__Exercise requirements__.
Scan the listing below and copy every line holding "Write".

__Stored data entries__.
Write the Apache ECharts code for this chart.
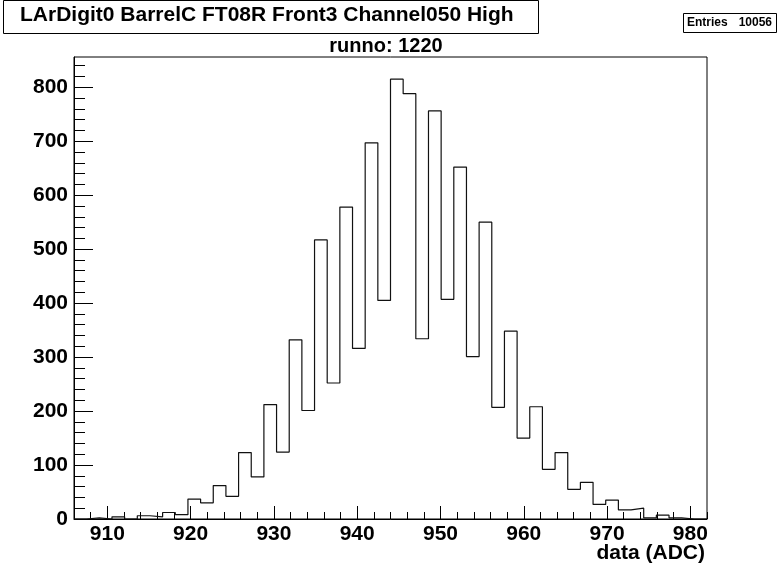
<!DOCTYPE html>
<html><head><meta charset="utf-8">
<script src="https://cdn.jsdelivr.net/npm/echarts@6/dist/echarts.min.js"></script>
<style>html,body{margin:0;padding:0;background:#fff}#c{width:777px;height:566px}</style>
</head><body><div id="c"></div>
<script>
// Histogram: 50 bins from 906 to 982
const binStart = 906;
const binWidth = 1.52;
const counts = [0,2,0,4,0,6,4,12,8,37,30,62,42,123,78,212,124,332,201,517,252,578,316,697,405,815,788,334,756,407,652,301,550,207,348,150,208,92,123,55,68,27,35,17,20,2,7,2,0,0];
const xMajor = [910,920,930,940,950,960,970,980];
const xMinor = [908,912,914,916,918,922,924,926,928,932,934,936,938,942,944,946,948,952,954,956,958,962,964,966,968,972,974,976,978,982];
const yMajor = [0,100,200,300,400,500,600,700,800];
const yMinor = [20,40,60,80,120,140,160,180,220,240,260,280,320,340,360,380,420,440,460,480,520,540,560,580,620,640,660,680,720,740,760,780,820,840];
const titleText = 'LArDigit0 BarrelC FT08R Front3 Channel050 High';
const subTitle = 'runno: 1220';
const statsLabel = 'Entries';
const statsValue = '10056';
const xName = 'data (ADC)';

const pts = [[binStart, 0]];
counts.forEach((c, i) => pts.push([binStart + i * binWidth, c]));
pts.push([binStart + counts.length * binWidth, counts[counts.length - 1]]);

const FONT = '"Liberation Sans", Arial, Helvetica, sans-serif';
const chart = echarts.init(document.getElementById('c'), null, {renderer: 'canvas'});
chart.setOption({
  animation: false,
  backgroundColor: '#fff',
  grid: {left: 74, right: 70, top: 57, bottom: 47, show: true, borderColor: '#000', borderWidth: 1, backgroundColor: 'transparent'},
  xAxis: [
    {type: 'value', min: 906, max: 982, position: 'bottom',
     axisLine: {show: true, lineStyle: {color: '#000', width: 1}},
     axisTick: {show: true, inside: true, length: 13, customValues: xMajor, lineStyle: {color: '#000'}},
     axisLabel: {show: true, customValues: xMajor, color: '#000', fontWeight: 'bold', fontSize: 21, fontFamily: FONT, margin: 5},
     splitLine: {show: false}},
    {type: 'value', min: 906, max: 982, position: 'bottom',
     axisLine: {show: false},
     axisTick: {show: true, inside: true, length: 7, customValues: xMinor, lineStyle: {color: '#000'}},
     axisLabel: {show: false}, splitLine: {show: false}}
  ],
  yAxis: [
    {type: 'value', min: 0, max: 856, position: 'left',
     axisLine: {show: true, lineStyle: {color: '#000', width: 1}},
     axisTick: {show: true, inside: true, length: 19, customValues: yMajor, lineStyle: {color: '#000'}},
     axisLabel: {show: true, customValues: yMajor, color: '#000', fontWeight: 'bold', fontSize: 21, fontFamily: FONT, margin: 6},
     splitLine: {show: false}},
    {type: 'value', min: 0, max: 856, position: 'left',
     axisLine: {show: false},
     axisTick: {show: true, inside: true, length: 11, customValues: yMinor, lineStyle: {color: '#000'}},
     axisLabel: {show: false}, splitLine: {show: false}}
  ],
  series: [{
    type: 'line', xAxisIndex: 0, yAxisIndex: 0, step: 'end', data: pts,
    symbol: 'none', lineStyle: {color: '#111', width: 1.2}, clip: true
  }],
  graphic: [
    {type: 'rect', left: 3, top: 0, shape: {width: 535, height: 33}, style: {fill: '#fff', stroke: '#000', lineWidth: 1}, z: 10},
    {type: 'text', left: 20, top: 5, style: {text: titleText, fill: '#000', font: 'bold 21px ' + FONT}, z: 11},
    {type: 'text', x: 386, y: 46, style: {text: subTitle, fill: '#000', font: 'bold 20px ' + FONT, textAlign: 'center', textVerticalAlign: 'middle'}, z: 11},
    {type: 'rect', left: 683, top: 13, shape: {width: 93, height: 19}, style: {fill: '#fff', stroke: '#000', lineWidth: 1}, z: 10},
    {type: 'text', x: 687, y: 23, style: {text: statsLabel, fill: '#000', font: 'bold 12px ' + FONT, textVerticalAlign: 'middle'}, z: 11},
    {type: 'text', x: 772, y: 23, style: {text: statsValue, fill: '#000', font: 'bold 12px ' + FONT, textAlign: 'right', textVerticalAlign: 'middle'}, z: 11},
    {type: 'text', x: 705, y: 553, style: {text: xName, fill: '#000', font: 'bold 21px ' + FONT, textAlign: 'right', textVerticalAlign: 'middle'}, z: 11}
  ]
});
</script></body></html>
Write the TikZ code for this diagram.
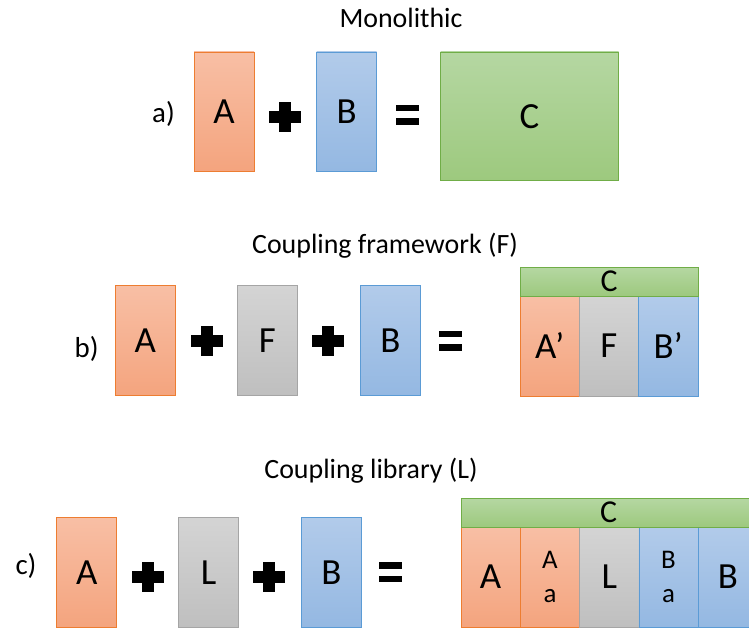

__Solution to this problem__.
Write the Apache ECharts code for this chart.
Write the TikZ code for this diagram.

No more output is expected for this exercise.